Bolsonaro, an ally of US President Donald Trump, was convicted in September of plotting a coup with top generals in 2022, during his final months in power, to overturn an election defeat.
Trump described Bolsonaro’s prosecution as a witch-hunt, imposed 50 per cent tariffs on Brazil and sanctioned the country’s supreme court judges, plunging relations between the two biggest nations in the Americas into crisis.
Brazil resisted the US pressure and convicted the 70-year-old hard-right former leader. Trump has since backed down on some of the tariffs.
Bolsonaro has been in poor health since a 2018 stabbing and was under house arrest while he exhausted the final appeals process. Police entered his home and took him to federal police headquarters in Brasília early on Saturday morning.
His son Flávio, a senator, had called on supporters to stage a vigil outside the ex-president’s house in an upmarket suburb of Brasília on Friday evening.
Invoking the “Lord of the Armies”, Flávio said in a video posted on X that the demonstration would pray for his father’s health and for “the return of democracy to our country”.
“We are going to ask God to apply his justice to those who persecute innocent people and help the real bandits to stay in power,” the senator said, in an apparent reference to the leftwing administration of President Luiz Inácio Lula da Silva, the target of the coup plot after defeating Bolsonaro in the 2022 election.

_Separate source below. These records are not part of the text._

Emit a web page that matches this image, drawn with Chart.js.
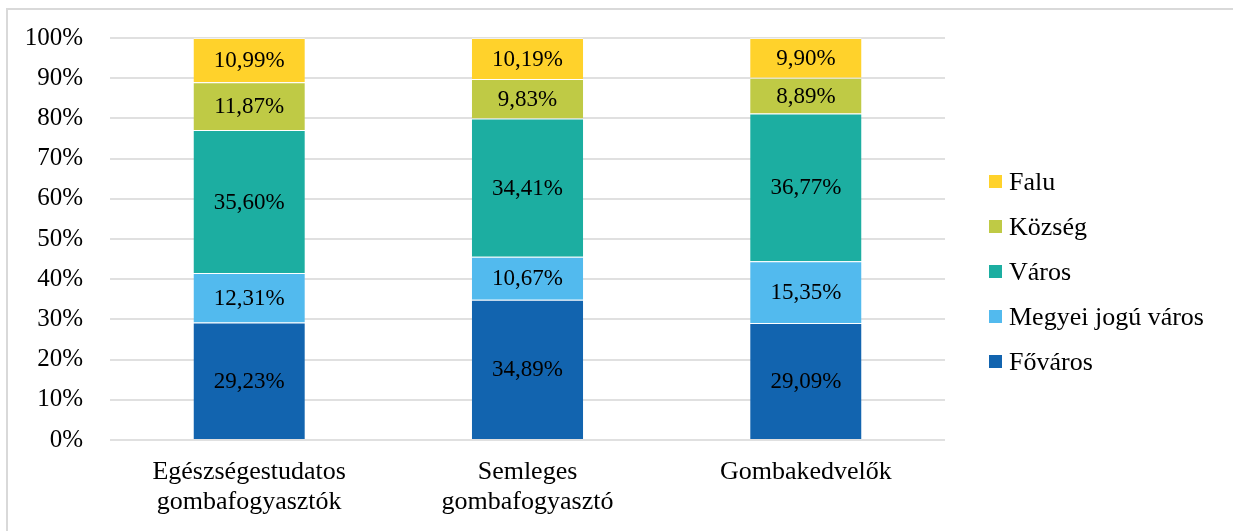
<!DOCTYPE html>
<html>
<head>
<meta charset="utf-8">
<script src="https://cdn.jsdelivr.net/npm/chart.js@4/dist/chart.umd.min.js"></script>
<style>
  html, body { margin: 0; padding: 0; background: #fff; overflow: hidden; }
  canvas { display: block; }
</style>
</head>
<body>
<canvas id="c" width="1233" height="531"></canvas>
<script>
const categories = [
  ['Egészségestudatos', 'gombafogyasztók'],
  ['Semleges', 'gombafogyasztó'],
  ['Gombakedvelők']
];
const seriesNames = ['Főváros', 'Megyei jogú város', 'Város', 'Község', 'Falu'];
const fovaros = [29.23, 34.89, 29.09];
const megyeiJoguVaros = [12.31, 10.67, 15.35];
const varos = [35.60, 34.41, 36.77];
const kozseg = [11.87, 9.83, 8.89];
const falu = [10.99, 10.19, 9.90];
const seriesColors = ['#1264AF', '#52BAEE', '#1CAEA1', '#BFCA45', '#FFD22B'];
const yTicks = [0, 10, 20, 30, 40, 50, 60, 70, 80, 90, 100];

const seriesValues = [fovaros, megyeiJoguVaros, varos, kozseg, falu];
const FONT = "'Liberation Serif', 'Times New Roman', serif";

const fmt = v => v.toFixed(2).replace('.', ',') + '%';

const frame = {
  id: 'frame',
  beforeDraw(chart) {
    const ctx = chart.ctx;
    ctx.save();
    ctx.fillStyle = '#fff';
    ctx.fillRect(0, 0, chart.width, chart.height);
    ctx.strokeStyle = '#d9d9d9';
    ctx.lineWidth = 2;
    ctx.beginPath();
    ctx.moveTo(7, chart.height);
    ctx.lineTo(7, 9);
    ctx.lineTo(chart.width, 9);
    ctx.stroke();
    ctx.restore();
  }
};

const dataLabels = {
  id: 'dataLabels',
  afterDatasetsDraw(chart) {
    const ctx = chart.ctx;
    ctx.save();
    ctx.font = '23px ' + FONT;
    ctx.fillStyle = '#000';
    ctx.textAlign = 'center';
    ctx.textBaseline = 'middle';
    chart.data.datasets.forEach((ds, di) => {
      const meta = chart.getDatasetMeta(di);
      meta.data.forEach((el, i) => {
        const p = el.getProps(['x', 'y', 'base'], true);
        ctx.fillText(fmt(ds.data[i]), p.x, (p.y + p.base) / 2 + 1);
      });
    });
    ctx.restore();
  }
};

const customLegend = {
  id: 'customLegend',
  afterDraw(chart) {
    const ctx = chart.ctx;
    ctx.save();
    ctx.font = '26px ' + FONT;
    ctx.textAlign = 'left';
    ctx.textBaseline = 'middle';
    const n = chart.data.datasets.length;
    for (let k = 0; k < n; k++) {
      const ds = chart.data.datasets[n - 1 - k];
      const cy = 182 + k * 45;
      ctx.fillStyle = ds.backgroundColor;
      ctx.fillRect(989, cy - 7, 13, 13);
      ctx.fillStyle = '#000';
      ctx.fillText(ds.label, 1009, cy + 1);
    }
    ctx.restore();
  }
};

new Chart(document.getElementById('c'), {
  type: 'bar',
  data: {
    labels: categories,
    datasets: seriesNames.map((name, i) => ({
      label: name,
      data: seriesValues[i],
      backgroundColor: seriesColors[i],
      borderColor: 'rgba(255,255,255,0.55)',
      borderWidth: { top: 1, bottom: 0, left: 0, right: 0 },
      borderSkipped: false,
      categoryPercentage: 1.0,
      barPercentage: 0.4
    }))
  },
  options: {
    responsive: false,
    animation: false,
    devicePixelRatio: 1,
    layout: { padding: { left: 0, right: 288, top: 38, bottom: 0 } },
    plugins: {
      legend: { display: false },
      tooltip: { enabled: false }
    },
    scales: {
      x: {
        stacked: true,
        grid: { display: false, drawTicks: false },
        border: { display: false },
        ticks: {
          color: '#000',
          font: { family: FONT, size: 26, lineHeight: 1.15 },
          padding: 17,
          maxRotation: 0,
          autoSkip: false
        },
        afterFit(scale) { scale.height = 91; scale.paddingLeft = 0; scale.paddingRight = 0; }
      },
      y: {
        stacked: true,
        min: 0,
        max: 100,
        afterBuildTicks(scale) { scale.ticks = yTicks.map(v => ({ value: v })); },
        grid: { color: '#e0e0e0', lineWidth: 2, drawTicks: false },
        border: { display: false },
        ticks: {
          color: '#000',
          font: { family: FONT, size: 25 },
          padding: 27,
          callback: v => v + '%'
        },
        afterFit(scale) { scale.width = 110; scale.paddingTop = 0; scale.paddingBottom = 0; }
      }
    }
  },
  plugins: [frame, dataLabels, customLegend]
});
</script>
</body>
</html>
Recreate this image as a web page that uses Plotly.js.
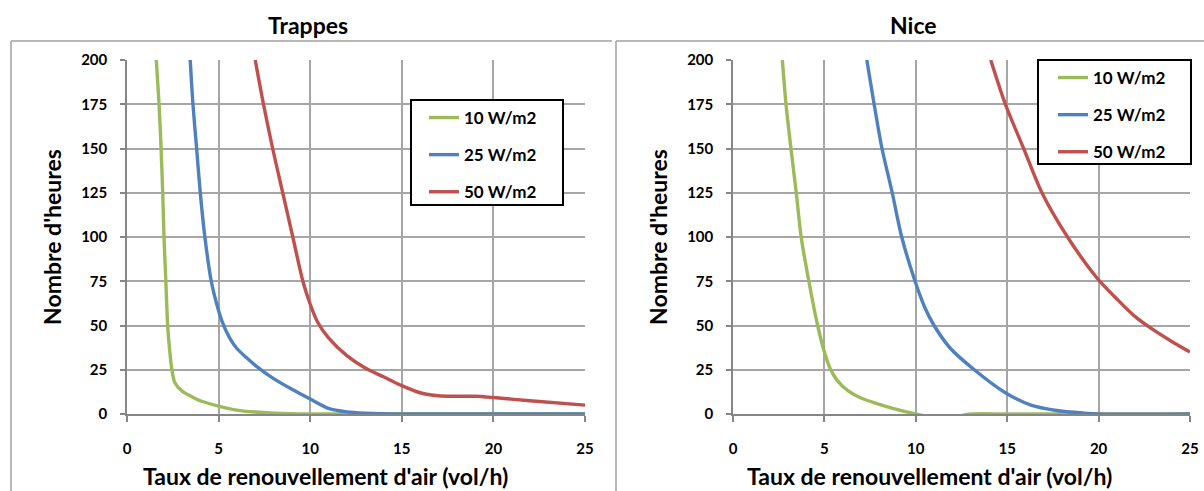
<!DOCTYPE html>
<html>
<head>
<meta charset="utf-8">
<script src="https://cdn.plot.ly/plotly-3.0.1.min.js"></script>
<style>html,body{margin:0;padding:0;background:#fff;}#chart{width:1204px;height:491px;}</style>
</head>
<body>
<div id="chart"></div>
<script>
// ---- Data ----
const seriesNames = ["10 W/m2", "25 W/m2", "50 W/m2"];
const chartTitles = ["Trappes", "Nice"];
const xTitle = "Taux de renouvellement d'air (vol/h)";
const yTitle = "Nombre d'heures";

// Trappes
const trappes10x = [1.6, 1.75, 1.86, 1.95, 2.02, 2.12, 2.22, 2.32, 2.45, 2.6, 3, 3.5, 4, 5, 6, 7, 8, 10, 15, 25];
const trappes10y = [200, 175, 150, 125, 100, 75, 50, 37, 25, 18, 13, 10, 7.5, 4.5, 2.2, 1.1, 0.5, 0, 0, 0];
const trappes25x = [3.45, 3.6, 3.8, 4.0, 4.25, 4.6, 4.9, 5.2, 5.6, 6, 6.5, 7, 8, 9, 10, 11, 12, 13, 15, 25];
const trappes25y = [200, 175, 150, 125, 100, 75, 62, 52, 43, 37, 32, 27.5, 20, 14, 8.5, 3.2, 1.2, 0.5, 0, 0];
const trappes50x = [7.0, 7.45, 7.95, 8.5, 9.05, 9.6, 10.0, 10.4, 11, 12, 13, 14, 15, 16, 17, 18, 19, 20, 22, 25];
const trappes50y = [200, 175, 150, 125, 100, 75, 62, 52, 43, 33, 26, 21, 16, 12, 10.3, 10, 10, 9.3, 7.5, 5];

// Nice
const nice10x = [2.7, 2.9, 3.17, 3.46, 3.73, 4.15, 4.63, 5.0, 5.3, 5.7, 6.3, 7, 8, 9, 10, 11, 12, 13, 15, 20, 25];
const nice10y = [200, 175, 150, 125, 100, 75, 50, 35, 26, 19, 13, 9, 5.5, 2.5, 0, -2, -2, 0, 0, 0, 0];
const nice25x = [7.32, 7.72, 8.15, 8.71, 9.23, 9.96, 10.5, 11.0, 11.9, 13.2, 14.9, 16.3, 17.7, 19.2, 20, 25];
const nice25y = [200, 175, 150, 125, 100, 75, 60, 50, 37, 25, 12, 5, 2, 0.5, 0, 0];
const nice50x = [14.1, 14.9, 15.9, 16.9, 18.3, 19.9, 21, 22, 23, 24, 25];
const nice50y = [200, 175, 150, 125, 100, 77, 65, 55, 47.5, 41, 35];

const colors = ["#9BBB59", "#4F81BD", "#C0504D"];

// ---- Layout helpers (pixel -> paper) ----
const W = 1204, H = 491;
const px = v => v / W;
const py = v => 1 - v / H;

const FONT = "Lato, 'Open Sans', sans-serif";

function mkTrace(x, y, i, xa, ya, leg) {
  return {
    x: x, y: y, type: "scatter", mode: "lines",
    name: seriesNames[i], legendgroup: leg + i, legend: leg,
    xaxis: xa, yaxis: ya,
    line: {color: colors[i], width: 3.4, shape: "spline", smoothing: 0.8},
    hoverinfo: "x+y"
  };
}

const traces = [
  mkTrace(trappes10x, trappes10y, 0, "x", "y", "legend"),
  mkTrace(trappes25x, trappes25y, 1, "x", "y", "legend"),
  mkTrace(trappes50x, trappes50y, 2, "x", "y", "legend"),
  mkTrace(nice10x, nice10y, 0, "x2", "y2", "legend2"),
  mkTrace(nice25x, nice25y, 1, "x2", "y2", "legend2"),
  mkTrace(nice50x, nice50y, 2, "x2", "y2", "legend2")
];

const tickFont = {family: FONT, size: 15, color: "#000", weight: "bold"};
const titleFont = {family: FONT, size: 23, color: "#000", weight: "bold"};

function xAxis(d0, d1, anchor) {
  return {
    domain: [px(d0), px(d1)], anchor: anchor, range: [0, 25], tickmode: "linear", tick0: 0, dtick: 5,
    showgrid: true, gridcolor: "#a6a6a6", gridwidth: 1.5,
    showline: true, linecolor: "#868686", linewidth: 1.5,
    ticks: "outside", ticklen: 6, tickcolor: "#868686", tickwidth: 1.5,
    zeroline: false, tickfont: tickFont, ticklabelstandoff: 14,
    fixedrange: true
  };
}
function yAxis(anchor) {
  return {
    domain: [py(414), py(60)], anchor: anchor, range: [0, 200], tickmode: "linear", tick0: 0, dtick: 25,
    showgrid: true, gridcolor: "#a6a6a6", gridwidth: 1.5,
    showline: true, linecolor: "#868686", linewidth: 1.5,
    ticks: "outside", ticklen: 5, tickcolor: "#868686", tickwidth: 1.5,
    zeroline: false, tickfont: tickFont, ticklabelstandoff: 10,
    title: {text: yTitle, font: titleFont, standoff: 13},
    fixedrange: true
  };
}

const legendBase = {
  font: {family: FONT, size: 17, color: "#000", weight: "bold"},
  bgcolor: "rgba(0,0,0,0)", borderwidth: 0,
  xanchor: "left", yanchor: "top", tracegroupgap: 12,
  traceorder: "grouped"
};

function ann(text, x, y, size) {
  return {text: text, x: px(x), y: py(y), xref: "paper", yref: "paper", showarrow: false,
          xanchor: "center", yanchor: "middle", font: {family: FONT, size: size, color: "#000", weight: "bold"}};
}
function legendBox(x0, y0, x1, y1) {
  return {type: "rect", xref: "paper", yref: "paper", layer: "above",
          x0: px(x0), x1: px(x1), y0: py(y1), y1: py(y0),
          fillcolor: "#fff", line: {color: "#000", width: 2}};
}

const frameColor = "#a0a0a0";
const layout = {
  width: W, height: H,
  margin: {l: 0, r: 0, t: 0, b: 0},
  paper_bgcolor: "#fff", plot_bgcolor: "#fff",
  showlegend: true,
  xaxis: xAxis(127, 585, "y"),
  yaxis: yAxis("x"),
  xaxis2: xAxis(733, 1190, "y2"),
  yaxis2: yAxis("x2"),
  legend: Object.assign({}, legendBase, {x: px(424), y: py(100)}),
  legend2: Object.assign({}, legendBase, {x: px(1053), y: py(60)}),
  annotations: [
    ann(chartTitles[0], 308, 25, 23),
    ann(chartTitles[1], 913, 25, 23),
    ann(xTitle, 325, 476, 23),
    ann(xTitle, 929, 476, 23)
  ],
  shapes: [
    {type: "line", xref: "paper", yref: "paper", x0: px(11), x1: px(612), y0: py(41), y1: py(41), line: {color: frameColor, width: 1.5}},
    {type: "line", xref: "paper", yref: "paper", x0: px(11), x1: px(11), y0: py(41), y1: py(491), line: {color: frameColor, width: 1.5}},
    {type: "line", xref: "paper", yref: "paper", x0: px(616), x1: px(1204), y0: py(41), y1: py(41), line: {color: frameColor, width: 1.5}},
    {type: "line", xref: "paper", yref: "paper", x0: px(616), x1: px(616), y0: py(41), y1: py(491), line: {color: frameColor, width: 1.5}},
    legendBox(411, 100, 563, 205),
    legendBox(1038, 60, 1191, 164)
  ]
};

Plotly.newPlot("chart", traces, layout, {displayModeBar: false, staticPlot: false});
</script>
</body>
</html>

Supreme Court judge Alexandre de Moraes, who led Bolsonaro’s prosecution, said in a ruling released on Saturday that Flávio’s demonstration “incites disrespect for the text of the constitution and court decisions, showing there is no limit to the criminal organisation trying to cause chaos and conflict and totally disrespect democracy”.
The ruling stated that shortly after midnight on Friday, monitoring equipment detected an attempt to remove Bolsonaro’s court-imposed electronic ankle tag. This, it said, showed “the convict’s intention to break the ankle tag to guarantee success in his escape, facilitated by the confusion caused by the demonstration called by his son”.
The US embassy was located only a 15-minute drive from Bolsonaro’s home, it added, noting that the ex-president had tried to seek asylum in the Argentine embassy during the criminal investigation which led to his conviction.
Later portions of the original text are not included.